The professor who led the session literally spent the entire hour emphasizing that she didn’t understand why any of us would want to take a class about food carts (and give up an hour of our precious rainy Thursday afternoon!). “Why would you subject yourselves to this when you could be doing other things?” she asked.
Wait… what?
I have spent 3+ years dreading a lot of my classes, with their topics that don’t interest me (why do you exist, physical world sector?) and papers meant to elicit identical responses from the 100+ kids in the class. It’s just not my thing. Why was I in this preceptorial? Because, for once, I wanted to be. Isn’t that what all professors desire of their students?

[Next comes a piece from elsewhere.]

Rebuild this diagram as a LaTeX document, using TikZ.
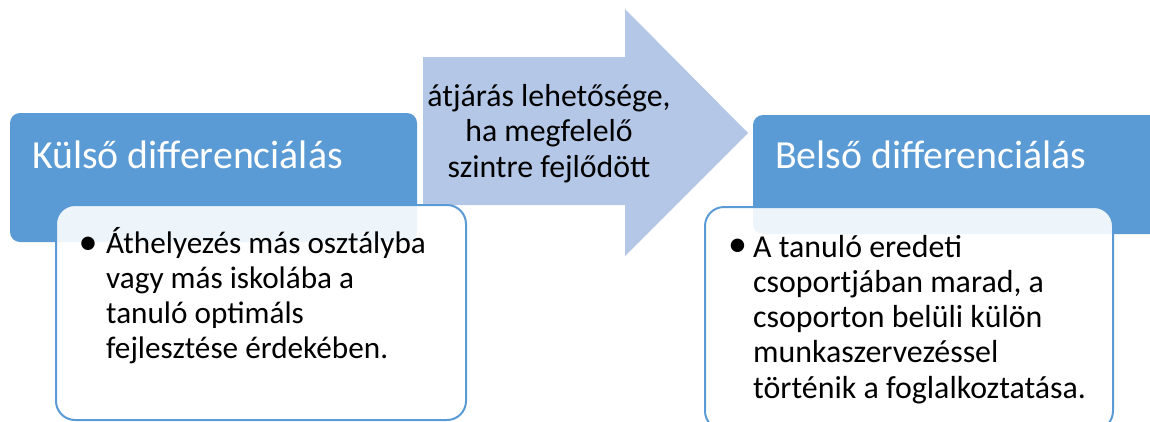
\documentclass[tikz,border=0pt]{standalone}
\usepackage{fontspec}
\setmainfont{Carlito}
\definecolor{headblue}{HTML}{5B9BD5}
\definecolor{arrowblue}{HTML}{B4C7E7}
\begin{document}
\begin{tikzpicture}[x=1pt,y=-1pt,
  headbox/.style={fill=headblue,draw=none,rounded corners=10pt},
  bodybox/.style={fill=white,fill opacity=0.9,draw=headblue,line width=2pt,rounded corners=19pt},
  headtext/.style={text=white,inner sep=0pt,anchor=base west,font=\fontsize{39.8}{48}\selectfont},
  bodytext/.style={inner sep=0pt,anchor=base west,align=left},
  bullet/.style={inner sep=0pt,anchor=center,font=\fontsize{38}{38}\selectfont},
  arrowtext/.style={inner sep=0pt,anchor=base,align=center,font=\fontsize{31.8}{35.5}\selectfont}]
\useasboundingbox (0,0) rectangle (1150,421);
\begin{scope}
\clip (0,0) rectangle (1150,421);
% transition arrow
\fill[arrowblue] (423,57) -- (625,57) -- (625,9) -- (748,133) -- (625,256) -- (625,205) -- (423,205) -- cycle;
% headers
\path[headbox] (10,113) rectangle (417,242);
\path[headbox] (753,115) rectangle (1180,234);
\node[headtext] (lhead) at (32,168) {Külső differenciálás};
\node[headtext] (rhead) at (775,168) {Belső differenciálás};
% content boxes
\path[bodybox] (56,205) rectangle (466,420);
\path[bodybox] (705,207) rectangle (1113,430);
\end{scope}
% arrow label (anchored on the baseline of its last line)
\node[arrowtext] (label) at (549,177) {átjárás lehetősége,\\ha megfelelő\\szintre fejlődött};
% left content
\node[bullet] (lb) at (88,246) {•};
\node[bodytext,font=\fontsize{31.2}{34.67}\selectfont] (ltext) at (106,358)
  {Áthelyezés más osztályba\\vagy más iskolába a\\tanuló optimáls\\fejlesztése érdekében.};
% right content
\node[bullet] (rb) at (737.5,248) {•};
\node[bodytext,font=\fontsize{31.9}{35.25}\selectfont] (rtext) at (753,398)
  {A tanuló eredeti\\csoportjában marad, a\\csoporton belüli külön\\munkaszervezéssel\\történik a foglalkoztatása.};
\end{tikzpicture}
\end{document}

Needless to say, this left me with a bad taste in my mouth (one that couldn’t be masked by Hemo’s sauce). It didn’t help that this prof claimed that people don't read food reviews. Simply untrue. Maybe she should check out our spread on campus's newest food carts run by Penn alums (pg. 6). Or if she’s so unconvinced that food matters, she should take a peek at our tribute to dead music genres (pg. 14). Or maybe Magic: The Gathering (pg. 10) is more her thing. Let's just hope not all professors share her sentiment.